§ **Stated task**
Return the material exactly, first line through the line containing "y_ticks = [80, 100, 120, 140, 160, 180, 200, 220, 240]", and nothing more. Pictures stay out.

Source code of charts
──────────────────────────────
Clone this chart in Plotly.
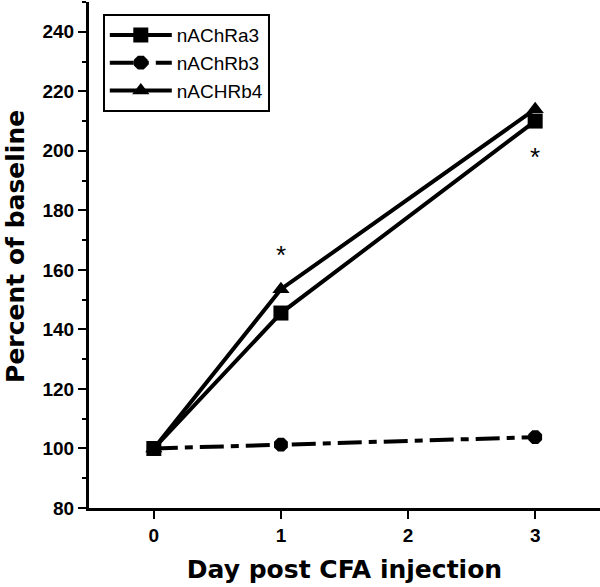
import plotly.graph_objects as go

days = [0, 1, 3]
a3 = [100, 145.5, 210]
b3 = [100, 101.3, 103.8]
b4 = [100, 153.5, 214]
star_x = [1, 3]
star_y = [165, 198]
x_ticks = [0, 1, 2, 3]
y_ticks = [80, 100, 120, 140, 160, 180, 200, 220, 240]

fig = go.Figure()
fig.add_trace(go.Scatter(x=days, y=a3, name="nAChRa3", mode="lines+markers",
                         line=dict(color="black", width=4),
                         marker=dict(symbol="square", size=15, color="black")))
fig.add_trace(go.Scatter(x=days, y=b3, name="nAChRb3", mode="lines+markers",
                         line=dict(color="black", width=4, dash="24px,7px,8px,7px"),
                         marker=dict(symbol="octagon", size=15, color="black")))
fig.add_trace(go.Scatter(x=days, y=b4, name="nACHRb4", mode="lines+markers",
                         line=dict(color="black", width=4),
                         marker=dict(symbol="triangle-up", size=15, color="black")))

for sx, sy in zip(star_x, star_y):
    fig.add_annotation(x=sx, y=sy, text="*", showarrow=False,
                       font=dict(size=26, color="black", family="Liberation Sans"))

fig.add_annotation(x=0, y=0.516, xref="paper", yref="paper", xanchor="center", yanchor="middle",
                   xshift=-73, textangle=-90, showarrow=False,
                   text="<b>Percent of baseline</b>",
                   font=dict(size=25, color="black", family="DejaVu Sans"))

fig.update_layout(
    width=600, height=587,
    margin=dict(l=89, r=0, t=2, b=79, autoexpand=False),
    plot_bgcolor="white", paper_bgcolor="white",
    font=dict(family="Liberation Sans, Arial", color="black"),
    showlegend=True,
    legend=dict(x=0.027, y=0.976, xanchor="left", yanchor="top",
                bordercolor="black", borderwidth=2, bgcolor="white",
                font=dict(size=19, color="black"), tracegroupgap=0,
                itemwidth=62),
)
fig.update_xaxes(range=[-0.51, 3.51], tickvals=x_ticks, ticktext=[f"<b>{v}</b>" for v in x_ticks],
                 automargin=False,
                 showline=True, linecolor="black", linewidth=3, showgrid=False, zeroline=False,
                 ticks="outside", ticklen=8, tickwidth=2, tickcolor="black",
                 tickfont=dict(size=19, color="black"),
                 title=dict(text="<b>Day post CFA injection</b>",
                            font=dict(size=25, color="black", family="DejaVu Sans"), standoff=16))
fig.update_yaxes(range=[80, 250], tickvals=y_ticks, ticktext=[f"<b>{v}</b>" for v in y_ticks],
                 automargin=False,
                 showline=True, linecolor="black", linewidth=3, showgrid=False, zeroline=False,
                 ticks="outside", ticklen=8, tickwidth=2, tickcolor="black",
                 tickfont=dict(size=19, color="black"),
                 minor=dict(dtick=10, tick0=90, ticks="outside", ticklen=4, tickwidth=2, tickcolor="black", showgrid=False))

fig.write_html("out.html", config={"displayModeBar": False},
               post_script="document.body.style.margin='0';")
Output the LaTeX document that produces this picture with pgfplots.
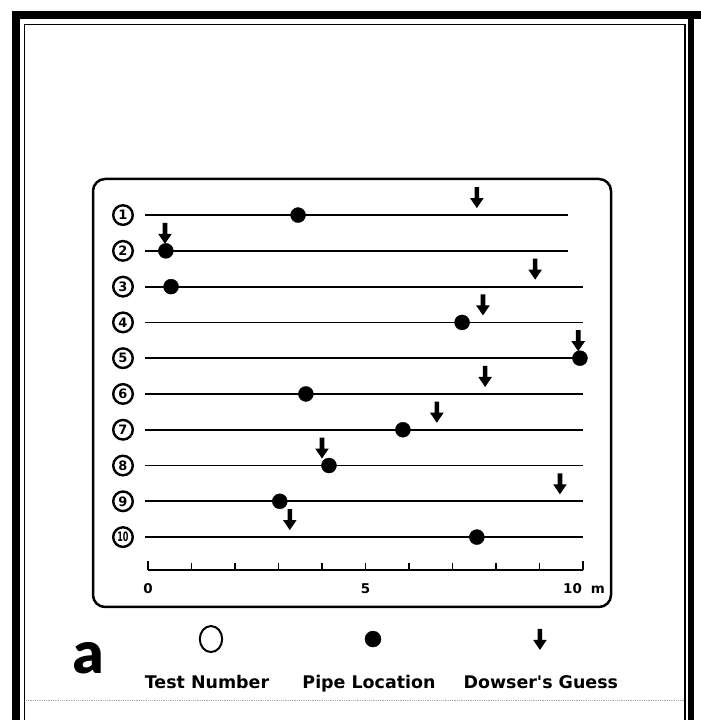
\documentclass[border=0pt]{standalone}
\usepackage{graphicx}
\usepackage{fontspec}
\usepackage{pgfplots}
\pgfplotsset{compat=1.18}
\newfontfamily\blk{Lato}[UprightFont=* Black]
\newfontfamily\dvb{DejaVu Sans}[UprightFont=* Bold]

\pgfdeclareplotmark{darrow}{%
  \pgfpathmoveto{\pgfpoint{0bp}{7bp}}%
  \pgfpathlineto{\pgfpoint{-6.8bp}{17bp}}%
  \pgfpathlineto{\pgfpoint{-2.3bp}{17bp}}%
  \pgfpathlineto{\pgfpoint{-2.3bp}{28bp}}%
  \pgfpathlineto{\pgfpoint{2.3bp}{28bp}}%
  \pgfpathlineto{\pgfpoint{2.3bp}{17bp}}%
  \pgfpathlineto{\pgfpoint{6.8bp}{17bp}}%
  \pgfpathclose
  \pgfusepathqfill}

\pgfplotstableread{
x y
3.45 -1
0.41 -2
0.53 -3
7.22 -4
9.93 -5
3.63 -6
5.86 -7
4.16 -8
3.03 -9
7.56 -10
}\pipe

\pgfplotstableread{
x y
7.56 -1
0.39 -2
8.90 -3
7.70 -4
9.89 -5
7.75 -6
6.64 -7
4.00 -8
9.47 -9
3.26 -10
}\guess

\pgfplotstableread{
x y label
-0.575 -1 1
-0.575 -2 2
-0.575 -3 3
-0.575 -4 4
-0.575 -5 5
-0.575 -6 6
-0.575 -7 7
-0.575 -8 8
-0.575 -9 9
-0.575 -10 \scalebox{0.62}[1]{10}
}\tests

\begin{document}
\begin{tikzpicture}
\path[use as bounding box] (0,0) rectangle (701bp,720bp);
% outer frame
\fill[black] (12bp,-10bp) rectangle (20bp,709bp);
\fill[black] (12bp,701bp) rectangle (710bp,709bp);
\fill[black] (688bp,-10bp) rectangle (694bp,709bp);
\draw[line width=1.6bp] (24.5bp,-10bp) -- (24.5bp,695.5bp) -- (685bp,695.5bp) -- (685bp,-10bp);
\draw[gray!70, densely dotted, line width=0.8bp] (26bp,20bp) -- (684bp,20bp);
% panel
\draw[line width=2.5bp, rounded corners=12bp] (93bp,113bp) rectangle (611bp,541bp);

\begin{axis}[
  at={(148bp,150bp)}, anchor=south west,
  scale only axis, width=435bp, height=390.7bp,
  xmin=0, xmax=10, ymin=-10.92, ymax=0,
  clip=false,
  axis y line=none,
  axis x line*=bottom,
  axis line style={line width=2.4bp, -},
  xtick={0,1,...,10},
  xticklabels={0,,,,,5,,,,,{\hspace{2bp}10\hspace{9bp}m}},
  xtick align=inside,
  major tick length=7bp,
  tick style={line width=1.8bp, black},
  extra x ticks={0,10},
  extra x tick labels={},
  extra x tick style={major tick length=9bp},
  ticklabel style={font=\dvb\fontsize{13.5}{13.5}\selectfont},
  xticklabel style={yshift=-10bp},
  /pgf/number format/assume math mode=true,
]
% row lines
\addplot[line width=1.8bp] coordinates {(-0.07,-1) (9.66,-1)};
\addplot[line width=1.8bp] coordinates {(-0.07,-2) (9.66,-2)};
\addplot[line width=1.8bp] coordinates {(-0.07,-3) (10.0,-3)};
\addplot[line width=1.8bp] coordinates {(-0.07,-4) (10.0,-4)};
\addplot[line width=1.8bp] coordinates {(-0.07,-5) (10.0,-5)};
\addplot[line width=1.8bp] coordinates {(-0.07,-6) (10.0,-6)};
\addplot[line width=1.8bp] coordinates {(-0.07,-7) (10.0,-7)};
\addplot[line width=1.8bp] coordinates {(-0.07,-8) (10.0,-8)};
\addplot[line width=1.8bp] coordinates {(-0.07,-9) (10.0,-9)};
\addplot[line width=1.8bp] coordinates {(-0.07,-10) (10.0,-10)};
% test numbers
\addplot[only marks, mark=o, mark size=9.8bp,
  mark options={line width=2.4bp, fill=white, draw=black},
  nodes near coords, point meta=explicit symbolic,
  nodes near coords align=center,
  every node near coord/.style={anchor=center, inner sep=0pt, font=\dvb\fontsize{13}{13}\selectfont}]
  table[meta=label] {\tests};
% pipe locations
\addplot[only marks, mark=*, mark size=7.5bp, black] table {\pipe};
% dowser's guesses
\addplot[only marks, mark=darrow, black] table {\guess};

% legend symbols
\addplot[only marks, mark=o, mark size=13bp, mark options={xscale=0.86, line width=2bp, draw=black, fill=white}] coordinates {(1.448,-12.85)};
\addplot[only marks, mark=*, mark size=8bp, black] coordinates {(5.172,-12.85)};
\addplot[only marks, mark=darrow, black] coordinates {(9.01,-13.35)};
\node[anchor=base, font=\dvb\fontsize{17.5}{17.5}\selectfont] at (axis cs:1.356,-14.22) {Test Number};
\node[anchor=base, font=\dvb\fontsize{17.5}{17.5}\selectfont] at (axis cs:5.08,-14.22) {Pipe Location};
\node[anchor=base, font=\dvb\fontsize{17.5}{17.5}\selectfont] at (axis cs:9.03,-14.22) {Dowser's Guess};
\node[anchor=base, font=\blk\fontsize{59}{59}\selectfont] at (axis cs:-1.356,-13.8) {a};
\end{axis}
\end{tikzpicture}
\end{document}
──────────────────────────────
§ **Solved problem**
Clone this chart in Plotly.
import plotly.graph_objects as go

days = [0, 1, 3]
a3 = [100, 145.5, 210]
b3 = [100, 101.3, 103.8]
b4 = [100, 153.5, 214]
star_x = [1, 3]
star_y = [165, 198]
x_ticks = [0, 1, 2, 3]
y_ticks = [80, 100, 120, 140, 160, 180, 200, 220, 240]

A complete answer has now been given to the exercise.